▸ Written instruction
What is to be transcribed is the run of lines opening with the one that has "Rebuild this chart" and closing with the one that has "(0pt,0pt) rectangle (489.5pt,302.5pt);", and only that run, exactly.

▸ Information supplied
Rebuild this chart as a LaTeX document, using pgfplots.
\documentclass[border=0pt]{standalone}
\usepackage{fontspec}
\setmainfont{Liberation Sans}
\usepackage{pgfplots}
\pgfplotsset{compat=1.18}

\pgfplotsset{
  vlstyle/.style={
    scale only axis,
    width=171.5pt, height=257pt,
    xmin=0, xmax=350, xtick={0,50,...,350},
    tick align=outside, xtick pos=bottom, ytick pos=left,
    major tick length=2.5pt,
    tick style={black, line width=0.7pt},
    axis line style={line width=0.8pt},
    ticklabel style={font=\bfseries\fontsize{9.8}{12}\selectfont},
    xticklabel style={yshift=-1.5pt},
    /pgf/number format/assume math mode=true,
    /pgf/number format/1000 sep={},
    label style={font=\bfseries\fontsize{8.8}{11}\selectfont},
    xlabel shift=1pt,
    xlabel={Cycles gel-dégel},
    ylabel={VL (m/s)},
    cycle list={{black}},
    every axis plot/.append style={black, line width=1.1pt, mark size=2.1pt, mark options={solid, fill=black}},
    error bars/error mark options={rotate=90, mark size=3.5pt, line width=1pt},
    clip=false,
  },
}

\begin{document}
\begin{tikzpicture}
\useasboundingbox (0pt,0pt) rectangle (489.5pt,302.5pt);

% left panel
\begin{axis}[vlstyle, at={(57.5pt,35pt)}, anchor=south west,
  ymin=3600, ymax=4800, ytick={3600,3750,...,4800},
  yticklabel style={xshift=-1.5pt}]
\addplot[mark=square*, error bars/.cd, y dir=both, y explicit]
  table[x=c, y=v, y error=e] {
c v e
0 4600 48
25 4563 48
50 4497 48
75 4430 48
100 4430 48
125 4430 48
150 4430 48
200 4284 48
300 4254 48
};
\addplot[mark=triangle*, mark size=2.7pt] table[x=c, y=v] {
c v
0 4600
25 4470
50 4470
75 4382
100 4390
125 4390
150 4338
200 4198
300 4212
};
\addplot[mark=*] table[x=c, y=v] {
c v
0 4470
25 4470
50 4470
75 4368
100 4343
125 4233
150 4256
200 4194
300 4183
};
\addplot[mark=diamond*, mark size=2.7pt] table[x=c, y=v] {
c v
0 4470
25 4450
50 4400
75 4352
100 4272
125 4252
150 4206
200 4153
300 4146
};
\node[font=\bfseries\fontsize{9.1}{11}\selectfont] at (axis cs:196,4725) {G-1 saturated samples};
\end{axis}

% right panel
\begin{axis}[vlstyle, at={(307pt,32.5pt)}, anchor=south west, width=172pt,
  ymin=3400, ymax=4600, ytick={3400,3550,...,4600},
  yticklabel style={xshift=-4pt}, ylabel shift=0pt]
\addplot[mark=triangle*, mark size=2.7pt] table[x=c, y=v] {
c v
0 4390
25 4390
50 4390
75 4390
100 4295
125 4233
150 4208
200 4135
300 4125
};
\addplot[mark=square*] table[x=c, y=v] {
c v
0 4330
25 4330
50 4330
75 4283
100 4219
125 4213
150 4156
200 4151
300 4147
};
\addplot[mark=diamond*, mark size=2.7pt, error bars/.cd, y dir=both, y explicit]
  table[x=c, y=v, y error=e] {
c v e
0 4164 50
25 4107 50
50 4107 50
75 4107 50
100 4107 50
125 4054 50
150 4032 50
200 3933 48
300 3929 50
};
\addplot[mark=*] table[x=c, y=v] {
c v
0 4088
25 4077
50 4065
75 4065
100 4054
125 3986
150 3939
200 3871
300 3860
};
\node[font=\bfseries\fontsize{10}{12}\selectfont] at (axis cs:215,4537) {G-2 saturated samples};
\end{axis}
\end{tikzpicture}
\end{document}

* * *

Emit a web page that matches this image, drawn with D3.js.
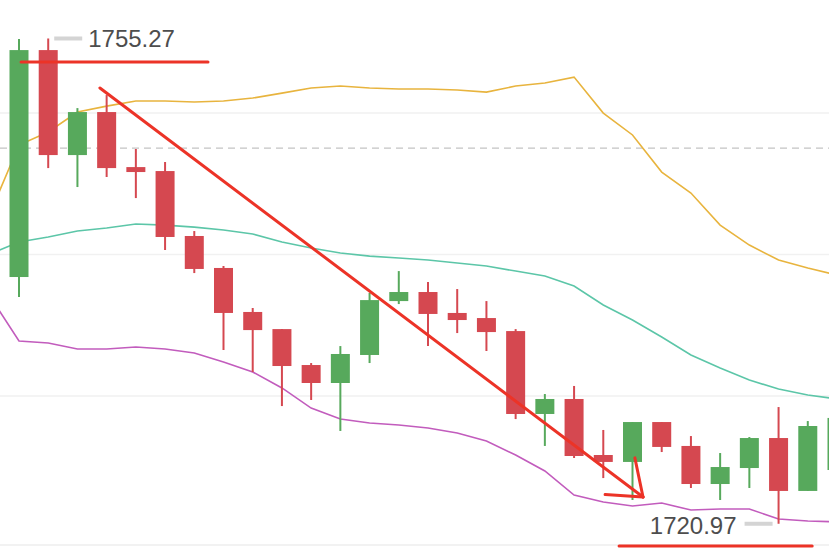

▸ Correct answer
Rebuild this chart as a LaTeX document, using pgfplots.
\documentclass[border=0pt]{standalone}
\usepackage{fontspec}
\setmainfont{Liberation Sans}
\usepackage{pgfplots}
\pgfplotsset{compat=1.18}

\pgfplotsset{
  vlstyle/.style={
    scale only axis,
    width=171.5pt, height=257pt,
    xmin=0, xmax=350, xtick={0,50,...,350},
    tick align=outside, xtick pos=bottom, ytick pos=left,
    major tick length=2.5pt,
    tick style={black, line width=0.7pt},
    axis line style={line width=0.8pt},
    ticklabel style={font=\bfseries\fontsize{9.8}{12}\selectfont},
    xticklabel style={yshift=-1.5pt},
    /pgf/number format/assume math mode=true,
    /pgf/number format/1000 sep={},
    label style={font=\bfseries\fontsize{8.8}{11}\selectfont},
    xlabel shift=1pt,
    xlabel={Cycles gel-dégel},
    ylabel={VL (m/s)},
    cycle list={{black}},
    every axis plot/.append style={black, line width=1.1pt, mark size=2.1pt, mark options={solid, fill=black}},
    error bars/error mark options={rotate=90, mark size=3.5pt, line width=1pt},
    clip=false,
  },
}

\begin{document}
\begin{tikzpicture}
\useasboundingbox (0pt,0pt) rectangle (489.5pt,302.5pt);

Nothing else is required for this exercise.